You may have zero employees, but your work will require that you cultivate a real organization to have a stable enterprise. The organization may be populated by freelancers, brokers, consultants, architects, engineers, property managers, building trades, and investors, but you will need to built that organization/network intentionally. Building a healthy culture without a lot of drag and friction from dysfunction, politics, low morale, and low productivity is as much of a project as building/rebuilding a neighborhood. I look forward to other folk's impressions of this book. The end of the year is a good time for reflection and big picture thinking.
I spent years in an outfit that started out with just enough structure and systems to design, entitle, engineer and build a cool project or two.

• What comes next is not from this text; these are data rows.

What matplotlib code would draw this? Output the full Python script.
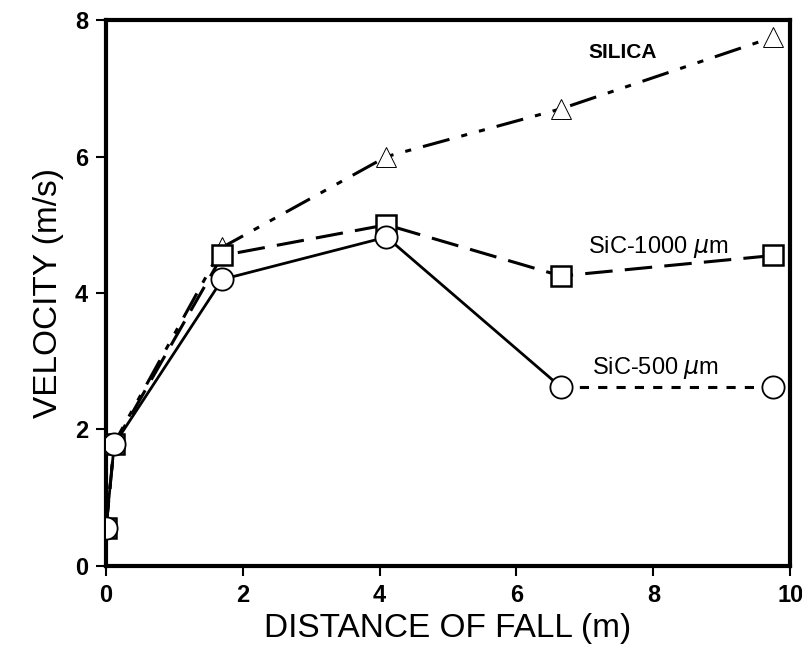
"""Falling velocity vs distance of fall for silica and SiC particles."""

import matplotlib

matplotlib.use("Agg")
import matplotlib.pyplot as plt

plt.rcParams["font.family"] = ["Liberation Sans", "DejaVu Sans"]
plt.rcParams["mathtext.fontset"] = "dejavusans"

distance = [0.0, 0.12, 1.7, 4.1, 6.65, 9.75]
silica = [0.55, 1.8, 4.67, 6.0, 6.7, 7.75]
sic_1000 = [0.55, 1.78, 4.55, 5.0, 4.25, 4.55]
sic_500 = [0.55, 1.78, 4.2, 4.82, 2.62, 2.62]

x_ticks = [0, 2, 4, 6, 8, 10]
y_ticks = [0, 2, 4, 6, 8]

fig = plt.figure(figsize=(8.03, 6.49), dpi=100)
ax = fig.add_axes([0.132, 0.128, 0.852, 0.841])

# silica: long dash, dot, dot
ax.plot(distance, silica, color="black", lw=2.2,
        dashes=(9, 4, 2, 4, 2, 4), zorder=2)
ax.plot(distance, silica, ls="none", marker="^", ms=14, mfc="white",
        mec="black", mew=0.7, zorder=3)

ax.plot(distance, sic_1000, color="black", lw=2.2, dashes=(9, 4), zorder=2)
ax.plot(distance, sic_1000, ls="none", marker="s", ms=15, mfc="white",
        mec="black", mew=1.8, zorder=4)

# SiC-500: solid up to 6.65 m, dotted beyond
ax.plot(distance[:5], sic_500[:5], color="black", lw=2.0, zorder=2)
ax.plot(distance[4:], sic_500[4:], color="black", lw=2.2, dashes=(3, 3), zorder=2)
ax.plot(distance, sic_500, ls="none", marker="o", ms=16, mfc="white",
        mec="black", mew=1.3, zorder=5)

ax.text(7.05, 7.52, "SILICA", fontsize=15, fontweight="bold", va="center")
ax.text(7.05, 4.67, r"SiC-1000 $\mu$m", fontsize=17, va="center")
ax.text(7.1, 2.9, r"SiC-500 $\mu$m", fontsize=17, va="center")

ax.set_xlim(0, 10)
ax.set_ylim(0, 8)
ax.set_xticks(x_ticks)
ax.set_yticks(y_ticks)
ax.tick_params(direction="out", length=7, width=1.5, labelsize=17, pad=6)
for lab in ax.get_xticklabels() + ax.get_yticklabels():
    lab.set_fontweight("bold")
for side in ["left", "right", "top", "bottom"]:
    ax.spines[side].set_linewidth(3)

ax.set_xlabel("DISTANCE OF FALL (m)", fontsize=24, labelpad=4)
ax.set_ylabel("VELOCITY (m/s)", fontsize=24, labelpad=8)

fig.savefig("out.png", dpi=100)
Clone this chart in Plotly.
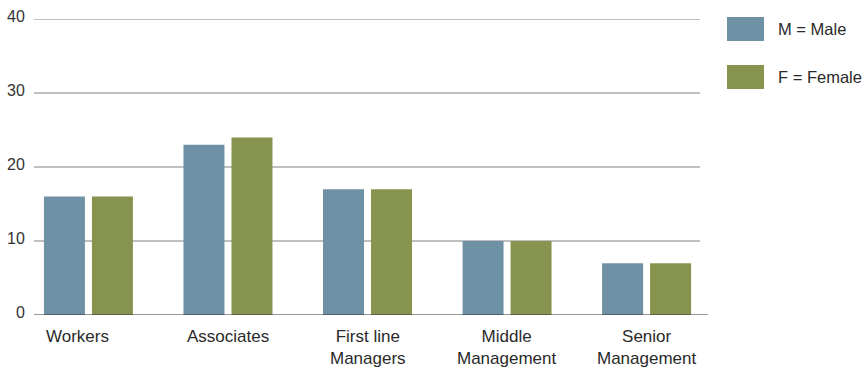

With time, the head of the company figured out that he needed to intentionally build a company with a good culture and good systems/habits that happens to produce cool projects. The transition was rough, but the lessons of that enterprise, (now dramatically reduced by the Great Recession) have stayed with me as we explore potential business models for Small Developers.
Patrick Lencioni is onto something in focusing this book on organizational health. This book merits a weekend of reading and big picture thinking.